Economic Order Quantity (EOQ)
EOQ is the classic answer to "how much should I order?" It finds the batch size where your ordering costs and your holding costs are as low as they'll get together. Order too little and you're paying order fees and freight constantly. Order too much and cash sits in a warehouse accruing storage fees.
The formula is old but still sharp: EOQ = square root of (2 × annual demand × cost per order ÷ holding cost per unit per year). Punch in your yearly unit demand, what one purchase order costs you (supplier setup, freight, the PO overhead), and what it costs to hold one unit for a year.
For FBA, the holding cost is the part people undercount. It's not just warehouse rent — it's Amazon's monthly storage fee, the risk of long-term storage charges if it sits past a year, the cash you can't spend elsewhere, and the product that ages out of style.
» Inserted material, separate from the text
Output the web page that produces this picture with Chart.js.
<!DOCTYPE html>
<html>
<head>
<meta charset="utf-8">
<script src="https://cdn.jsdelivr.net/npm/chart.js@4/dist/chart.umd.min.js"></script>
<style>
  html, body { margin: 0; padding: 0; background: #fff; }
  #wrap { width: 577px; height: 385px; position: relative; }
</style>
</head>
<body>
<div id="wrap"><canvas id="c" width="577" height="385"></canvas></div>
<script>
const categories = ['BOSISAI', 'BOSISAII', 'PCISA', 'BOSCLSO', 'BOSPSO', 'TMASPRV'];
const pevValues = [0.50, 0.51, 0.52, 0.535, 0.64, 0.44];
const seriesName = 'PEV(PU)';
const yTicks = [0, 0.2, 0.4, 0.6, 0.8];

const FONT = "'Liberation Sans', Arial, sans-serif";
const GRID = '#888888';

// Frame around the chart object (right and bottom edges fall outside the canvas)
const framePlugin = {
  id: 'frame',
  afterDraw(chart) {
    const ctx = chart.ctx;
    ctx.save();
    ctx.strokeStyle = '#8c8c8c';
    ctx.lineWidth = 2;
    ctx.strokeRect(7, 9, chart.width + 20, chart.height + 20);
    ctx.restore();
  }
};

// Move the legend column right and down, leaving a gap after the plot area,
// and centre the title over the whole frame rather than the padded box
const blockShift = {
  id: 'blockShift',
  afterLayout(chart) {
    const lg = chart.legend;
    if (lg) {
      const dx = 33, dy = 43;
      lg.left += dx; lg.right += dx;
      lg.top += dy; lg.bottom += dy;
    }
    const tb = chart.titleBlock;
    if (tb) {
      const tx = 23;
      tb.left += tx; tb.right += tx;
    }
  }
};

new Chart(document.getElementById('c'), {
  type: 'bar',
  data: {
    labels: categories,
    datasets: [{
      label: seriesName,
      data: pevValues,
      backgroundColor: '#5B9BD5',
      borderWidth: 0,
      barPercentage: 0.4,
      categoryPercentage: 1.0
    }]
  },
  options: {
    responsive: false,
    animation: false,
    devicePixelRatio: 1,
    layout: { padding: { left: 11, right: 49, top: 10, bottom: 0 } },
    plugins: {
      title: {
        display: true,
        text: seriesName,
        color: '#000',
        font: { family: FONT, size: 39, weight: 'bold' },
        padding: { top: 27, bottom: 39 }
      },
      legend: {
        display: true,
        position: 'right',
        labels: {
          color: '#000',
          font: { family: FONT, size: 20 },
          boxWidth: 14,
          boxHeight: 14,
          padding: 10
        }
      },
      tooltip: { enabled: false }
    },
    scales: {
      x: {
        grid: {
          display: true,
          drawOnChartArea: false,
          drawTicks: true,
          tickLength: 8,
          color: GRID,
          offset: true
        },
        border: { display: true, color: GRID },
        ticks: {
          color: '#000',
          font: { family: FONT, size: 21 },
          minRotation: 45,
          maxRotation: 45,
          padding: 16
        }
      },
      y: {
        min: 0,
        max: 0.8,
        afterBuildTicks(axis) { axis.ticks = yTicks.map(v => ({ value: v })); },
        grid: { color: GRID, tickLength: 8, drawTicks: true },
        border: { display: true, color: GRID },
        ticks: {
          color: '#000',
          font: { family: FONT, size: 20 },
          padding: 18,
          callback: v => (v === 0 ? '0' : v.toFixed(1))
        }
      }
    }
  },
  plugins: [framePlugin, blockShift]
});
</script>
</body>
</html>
Use a real holding number, not a guess, or the EOQ comes out too low and you reorder constantly.
The tool also shows how many orders a year that implies and the average time between them. If EOQ says order 2,000 but your inbound cap barely allows 200 a shipment, reality overrides the textbook — you'll make more shipments and the real cost is higher.
EOQ assumes steady demand, which your Q4 will laugh at. Treat it as the baseline for your normal months, then order harder going into peak season when stockouts cost the most. It's a floor for thinking, not a command.